TASK BRIEF -
Pictures must not be retyped. Return exactly the lines from the one with "Recreate this image" through the one with "225, 240, 255, 270, 285, 300, 315, 330, 345, 360]", both included, and no others.

+--

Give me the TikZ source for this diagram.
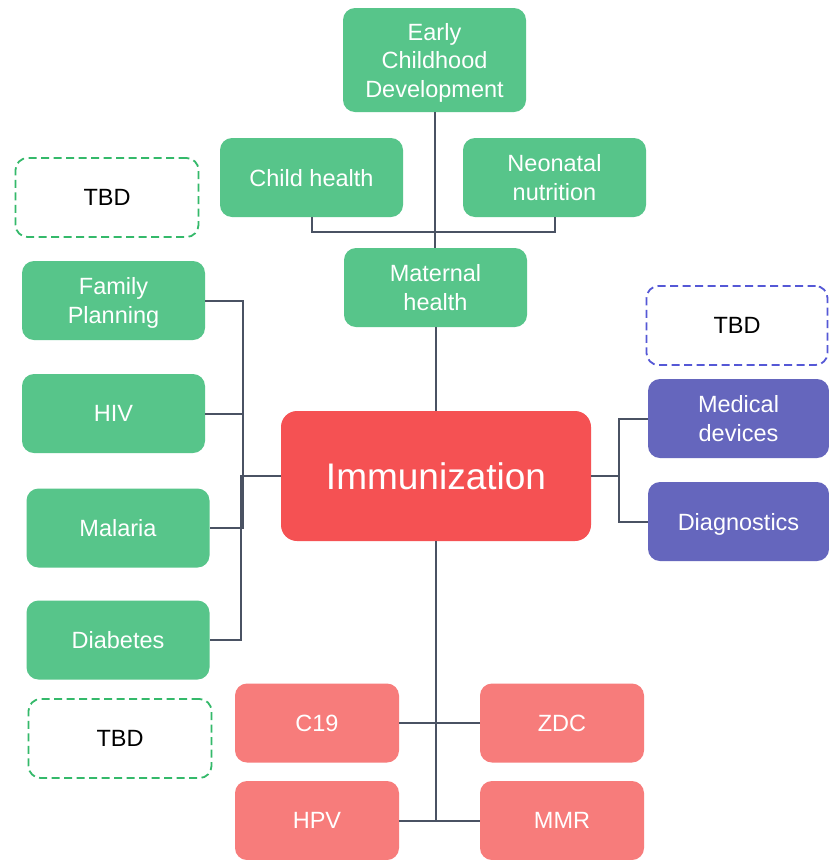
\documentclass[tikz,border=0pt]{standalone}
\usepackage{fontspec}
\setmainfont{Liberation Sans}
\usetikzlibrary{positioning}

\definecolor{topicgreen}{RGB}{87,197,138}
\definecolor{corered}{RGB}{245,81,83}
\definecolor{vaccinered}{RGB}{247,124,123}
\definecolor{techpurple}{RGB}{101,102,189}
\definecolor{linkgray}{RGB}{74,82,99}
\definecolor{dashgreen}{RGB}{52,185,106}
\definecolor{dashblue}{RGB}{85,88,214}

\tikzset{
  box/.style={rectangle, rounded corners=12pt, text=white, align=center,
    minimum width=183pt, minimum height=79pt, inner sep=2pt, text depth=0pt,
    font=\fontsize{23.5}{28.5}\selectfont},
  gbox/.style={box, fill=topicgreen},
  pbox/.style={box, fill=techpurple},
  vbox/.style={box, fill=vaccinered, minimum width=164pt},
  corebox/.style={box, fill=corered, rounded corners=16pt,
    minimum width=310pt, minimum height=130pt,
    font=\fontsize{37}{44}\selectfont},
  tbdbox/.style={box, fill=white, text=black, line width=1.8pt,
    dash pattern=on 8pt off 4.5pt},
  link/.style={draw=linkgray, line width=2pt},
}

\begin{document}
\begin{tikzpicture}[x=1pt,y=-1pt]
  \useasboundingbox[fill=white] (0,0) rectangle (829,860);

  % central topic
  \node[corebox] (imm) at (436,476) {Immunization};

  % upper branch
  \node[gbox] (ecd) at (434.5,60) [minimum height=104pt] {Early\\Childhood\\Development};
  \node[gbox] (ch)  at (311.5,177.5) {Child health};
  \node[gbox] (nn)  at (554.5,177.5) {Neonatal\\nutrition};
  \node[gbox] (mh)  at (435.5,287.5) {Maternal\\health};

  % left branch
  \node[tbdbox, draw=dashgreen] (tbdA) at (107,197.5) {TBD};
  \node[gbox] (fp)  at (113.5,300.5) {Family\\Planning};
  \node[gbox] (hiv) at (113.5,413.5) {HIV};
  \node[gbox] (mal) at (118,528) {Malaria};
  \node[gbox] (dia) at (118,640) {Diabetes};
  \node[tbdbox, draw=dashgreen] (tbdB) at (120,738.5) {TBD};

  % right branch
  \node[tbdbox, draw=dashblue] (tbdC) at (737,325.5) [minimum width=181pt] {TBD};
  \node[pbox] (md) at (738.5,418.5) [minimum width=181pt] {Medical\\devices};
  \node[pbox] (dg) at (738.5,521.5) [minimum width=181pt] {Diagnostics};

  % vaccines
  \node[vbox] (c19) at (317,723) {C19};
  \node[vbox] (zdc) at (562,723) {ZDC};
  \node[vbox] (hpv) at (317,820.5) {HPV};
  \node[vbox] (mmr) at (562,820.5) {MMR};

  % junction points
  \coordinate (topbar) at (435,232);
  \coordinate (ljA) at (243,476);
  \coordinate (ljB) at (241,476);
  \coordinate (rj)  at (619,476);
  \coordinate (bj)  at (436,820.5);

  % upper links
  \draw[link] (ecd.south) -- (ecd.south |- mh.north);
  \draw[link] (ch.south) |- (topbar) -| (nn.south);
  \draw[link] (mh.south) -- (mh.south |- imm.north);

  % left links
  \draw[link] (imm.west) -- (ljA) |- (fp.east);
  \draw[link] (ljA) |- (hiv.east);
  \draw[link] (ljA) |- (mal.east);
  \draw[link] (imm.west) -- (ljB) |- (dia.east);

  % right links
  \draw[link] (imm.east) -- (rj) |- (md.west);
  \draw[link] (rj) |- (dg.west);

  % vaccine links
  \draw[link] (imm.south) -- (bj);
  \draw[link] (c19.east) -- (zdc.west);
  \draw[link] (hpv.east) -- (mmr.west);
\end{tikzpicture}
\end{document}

+--

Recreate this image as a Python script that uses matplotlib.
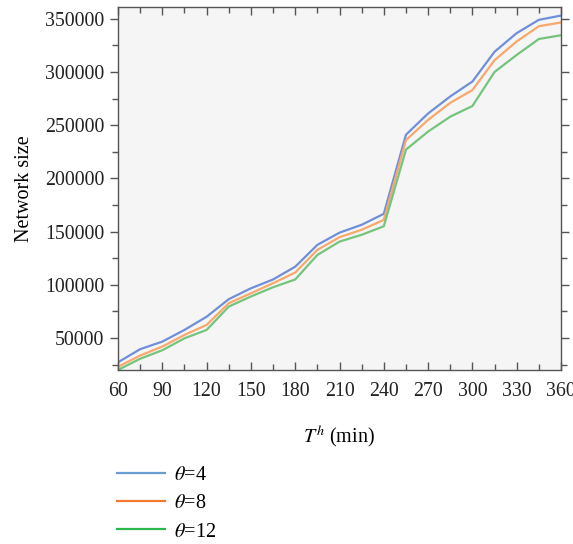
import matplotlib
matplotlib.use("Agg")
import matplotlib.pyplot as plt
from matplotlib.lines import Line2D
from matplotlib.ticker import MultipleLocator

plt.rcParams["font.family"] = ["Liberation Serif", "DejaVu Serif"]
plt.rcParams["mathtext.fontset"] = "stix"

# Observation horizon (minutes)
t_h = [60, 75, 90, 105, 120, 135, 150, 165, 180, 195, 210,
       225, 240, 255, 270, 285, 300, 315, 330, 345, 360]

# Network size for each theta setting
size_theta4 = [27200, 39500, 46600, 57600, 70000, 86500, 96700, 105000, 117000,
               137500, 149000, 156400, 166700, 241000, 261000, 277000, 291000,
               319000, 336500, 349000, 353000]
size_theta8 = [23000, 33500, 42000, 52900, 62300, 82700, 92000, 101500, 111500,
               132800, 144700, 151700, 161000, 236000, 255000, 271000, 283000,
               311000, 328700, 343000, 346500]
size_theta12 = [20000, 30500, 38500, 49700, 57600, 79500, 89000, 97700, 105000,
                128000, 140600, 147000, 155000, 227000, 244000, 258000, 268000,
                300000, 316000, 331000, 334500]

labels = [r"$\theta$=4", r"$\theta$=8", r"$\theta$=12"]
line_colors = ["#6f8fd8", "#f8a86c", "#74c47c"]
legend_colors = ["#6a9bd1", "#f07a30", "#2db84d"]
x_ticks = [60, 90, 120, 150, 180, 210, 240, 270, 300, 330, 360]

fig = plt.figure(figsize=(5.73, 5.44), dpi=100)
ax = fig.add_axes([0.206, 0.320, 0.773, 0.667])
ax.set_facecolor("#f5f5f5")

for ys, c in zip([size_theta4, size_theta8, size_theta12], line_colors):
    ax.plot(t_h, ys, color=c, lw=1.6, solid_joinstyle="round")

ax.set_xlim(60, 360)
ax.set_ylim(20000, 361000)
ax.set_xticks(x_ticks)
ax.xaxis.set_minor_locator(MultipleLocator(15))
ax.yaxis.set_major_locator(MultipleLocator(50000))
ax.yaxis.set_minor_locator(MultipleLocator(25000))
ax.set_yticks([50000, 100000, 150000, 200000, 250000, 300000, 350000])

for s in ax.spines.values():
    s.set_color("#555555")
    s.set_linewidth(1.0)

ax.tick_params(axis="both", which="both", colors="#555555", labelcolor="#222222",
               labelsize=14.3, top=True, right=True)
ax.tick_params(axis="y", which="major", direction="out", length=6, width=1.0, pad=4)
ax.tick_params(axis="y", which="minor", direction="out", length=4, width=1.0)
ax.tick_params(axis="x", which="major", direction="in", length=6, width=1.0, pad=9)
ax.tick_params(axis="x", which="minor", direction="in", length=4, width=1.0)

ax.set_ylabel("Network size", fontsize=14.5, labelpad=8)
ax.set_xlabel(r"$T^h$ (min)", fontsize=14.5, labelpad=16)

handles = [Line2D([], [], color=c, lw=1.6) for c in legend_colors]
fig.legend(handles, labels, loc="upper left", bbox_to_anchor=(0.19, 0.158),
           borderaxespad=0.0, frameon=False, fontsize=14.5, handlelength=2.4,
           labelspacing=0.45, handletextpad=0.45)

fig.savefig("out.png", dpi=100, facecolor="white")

+--

OUTPUT OF THE EXERCISE -
Recreate this image as a Python script that uses matplotlib.
import matplotlib
matplotlib.use("Agg")
import matplotlib.pyplot as plt
from matplotlib.lines import Line2D
from matplotlib.ticker import MultipleLocator

plt.rcParams["font.family"] = ["Liberation Serif", "DejaVu Serif"]
plt.rcParams["mathtext.fontset"] = "stix"

# Observation horizon (minutes)
t_h = [60, 75, 90, 105, 120, 135, 150, 165, 180, 195, 210,
       225, 240, 255, 270, 285, 300, 315, 330, 345, 360]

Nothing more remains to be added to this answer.